TL;DR : How do you create a shared library w/ NVCC with Windows 10 as your target platform
Right now I am at the stage where I know enough to be dangerous but not enough to know what I’m doing. I am attempting to create a shared library for use with cgo (https://golang.org/cmd/cgo/) which uses gcc. I am attempting to use a shared library having found this StackOverflow question https://stackoverflow.com/questions/32589153/how-to-compile-cuda-source-with-go-languages-cgo. I have been pouring over this topic this week and the following is what I think I should be doing:
I have 4 files: cGo.cu, cGo.cuh, cGo.h & cuda.go (all of which I have listed at bottom of this post).
cuda.go is my go source file which utilizes all cuda runtime api calls as well as my kernel wrapper. cGo.h is a C header file which is included with cuda.go so I have a declaration of my kernel wrapper. However you can’t compile cuda with cgo so I first have to make a library of my code.

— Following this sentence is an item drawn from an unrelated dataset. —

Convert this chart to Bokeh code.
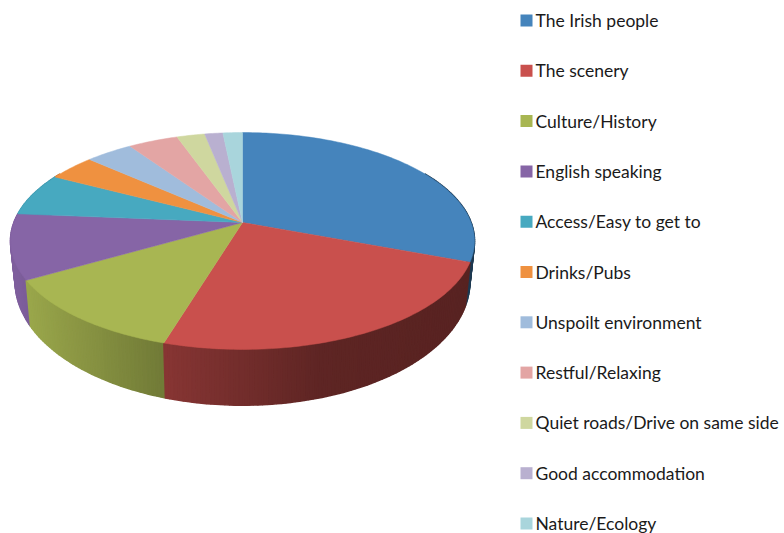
import numpy as np
from bokeh.plotting import figure
from bokeh.core.properties import value
from bokeh.embed import file_html
from bokeh.resources import INLINE

categories = ["The Irish people", "The scenery", "Culture/History", "English speaking",
              "Access/Easy to get to", "Drinks/Pubs", "Unspoilt environment", "Restful/Relaxing",
              "Quiet roads/Drive on same side", "Good accommodation", "Nature/Ecology"]
shares = [30.8, 23.9, 12.0, 9.7, 6.4, 3.9, 3.9, 4.1, 2.3, 1.5, 1.6]
colors = ["#4584BC", "#C9504D", "#A8B652", "#8665A6", "#47A9C0", "#EF9140",
          "#A0BCDC", "#E3A5A4", "#CFD79F", "#B9B0D0", "#A9D5DC"]

# perspective projection of the disc, in page pixels
CX, K = 242.0, 0.1705
TOP_Y, TOP_A, TOP_B = 222.0, 228.6, 105.3
BOT_Y, BOT_A, BOT_B = 260.0, 224.0, 120.0


def project(deg, y0, a, b):
    t = np.radians(deg)
    w = 1 + K * np.cos(t)
    return CX + a * np.sin(t) / w, y0 - b * np.cos(t) / w


def shade(hex_color, x):
    f = np.interp(x, [15, 26, 160, 320, 470], [0.95, 0.92, 0.68, 0.47, 0.44])
    rgb = [int(hex_color[i:i + 2], 16) for i in (1, 3, 5)]
    return "#%02x%02x%02x" % tuple(int(c * f) for c in rgb)


p = figure(width=784, height=533, x_range=(0, 784), y_range=(533, 0),
           output_backend="svg", toolbar_location=None, min_border=0,
           x_axis_location=None, y_axis_location=None, outline_line_color=None)
p.grid.visible = False
p.background_fill_color = "white"
p.border_fill_color = "white"

edges = np.concatenate([[0], np.cumsum(shares)]) / np.sum(shares) * 360

# side wall, back to front
strips = []
for i in range(len(shares)):
    t0, t1 = max(edges[i], 60), min(edges[i + 1], 300)
    if t1 <= t0:
        continue
    ts = np.linspace(t0, t1, int((t1 - t0) / 1.0) + 2)
    for a, b in zip(ts[:-1], ts[1:]):
        strips.append((abs((a + b) / 2 - 180), a, b, colors[i]))
strips.sort(key=lambda s: -s[0])
xs, ys, cs = [], [], []
for _, a, b, c in strips:
    xa, ya = project(a, TOP_Y, TOP_A, TOP_B)
    xb, yb = project(b, TOP_Y, TOP_A, TOP_B)
    xc, yc = project(b, BOT_Y, BOT_A, BOT_B)
    xd, yd = project(a, BOT_Y, BOT_A, BOT_B)
    xs.append([xa, xb, xc, xd])
    ys.append([ya, yb, yc, yd])
    cs.append(shade(c, (xa + xb) / 2))
p.patches(xs, ys, fill_color=cs, line_color=cs, line_width=1.6)

# top face
for i, c in enumerate(colors):
    ts = np.linspace(edges[i], edges[i + 1], int(edges[i + 1] - edges[i]) + 3)
    x, y = project(ts, TOP_Y, TOP_A, TOP_B)
    p.patch(np.r_[CX, x], np.r_[TOP_Y, y], fill_color=c, line_color=c, line_width=0.5)

# legend
lx = np.full(len(categories), 526.0)
ly = 20 + np.arange(len(categories)) * 50.3
p.scatter(lx, ly, marker="square", size=12, fill_color=colors, line_color=None)
p.text(lx + 9, ly, text=categories, text_font=value("Lato"), text_font_size="17.5px",
       text_color="#1a1a1a", text_baseline="middle", text_align="left")

open("out.html", "w").write(file_html(p, INLINE))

So I create a shared library with cGo.cu & cGo.cuh. From what I surmise I think I should do it thusly:
nvcc -shared -o C:/Path/To/graph.so cuda.cu
This generates 3 files graph.lib, graph.exp, graph.so. I then link it’s location using cgo’s Linker Flags (which get passed to gcc) seen below. However when cgo (again via gcc) attempts to link my shared library it gives me this error:
C:\Users\user\AppData\Local\Temp\go-build022337846\cuda_graph_wrapper\graphCuda\_obj\cuda.cgo2.o: In function `_cgo_1d856146b359_Cfunc_kernel_kValid':
/tmp/go-build\cuda_graph_wrapper\graphCuda\_obj/cgo-gcc-prolog:306: undefined reference to `kernel_kValid'
So that doesn’t work, but I found this https://devtalk.nvidia.com/default/topic/395049/cuda-programming-and-performance/shared-library-creation-/post/2796786/#2796786 which has me generate a shared library like this:
C:\Users\user\Documents\Repos\cuda\Graph Algorithm>nvcc --shared -o lib\graph.so cGo.cu -IC:/Storage/Cuda/include -LC:/Storage/Cuda/lib -lcudart
This produces just graph.so , but now that there is no graph.lib file when I pass it to my linker it can’t find the library.
So I’m kinda stumped. Obviously the issue is my ignorance but I don’t know what to learn in order to fix my conundrum. Now I am starting to think that I have been trying to attempt the way to do this for a target platform of Linux; but I need Windows. So at this point any help would be greatly appreciated.
cGo.cu
#include "cGo.cuh"
#include "device_launch_parameters.h"
#include "cuda.h"
#include "cuda_runtime.h"
/*
kernel_kValid is a wrapper function for the CUDA Kernel to be called from cgo
*/
extern "C" void kernel_kValid(int blocks, int threads, ktype *kInfo, glob *values) {
kValid<<<blocks, threads>>>(kInfo, values);//execute the kernel
}
/*
kValid is the CUDA Kernel which is to be executed
*/
__global__ void kValid(ktype *kInfo, glob *values) {
//code
}
cGo.cuh
//For use with NVCC
typedef unsigned long int ktype;
typedef unsigned char glob;
/*
function Declarations
*/
extern "C" void kernel_kValid(int , int , ktype *, glob *);
/*
Kernel Declarations
*/
__global__ void kValid(ktype *, glob *);
cGo.h
//for use with cgo
typedef unsigned long int ktype;
typedef unsigned char glob;
/*
function Declarations
*/
void kernel_kValid(int , int , ktype *, glob *);
cuda.go
/*
#cgo LDFLAGS: -LC:/Storage/Cuda/lib/x64 -lcudart //C:/Storage/Cuda is a junction to my cuda installation
#cgo LDFLAGS: -L${SRCDIR}/lib -lgraph //path to my generated shared library graph.so
#cgo CFLAGS: -IC:/Storage/Cuda/include //Path to cuda headers
#cgo CFLAGS: -I${SRCDIR}/include //path to cGo.h
#include <cuda_runtime.h>
#include <stdlib.h>
#include "cGo.h"
*/
import "C"
//code
func myFunc(){
//...
C.kernel_kValid(C.int(B), C.int(T), unsafe.Pointer(storageDevice), unsafe.Pointer(globDevice)) //a wrapper around my kernel
cudaErr, err = C.cudaDeviceSynchronize() //a cuda runtime API call
//...
}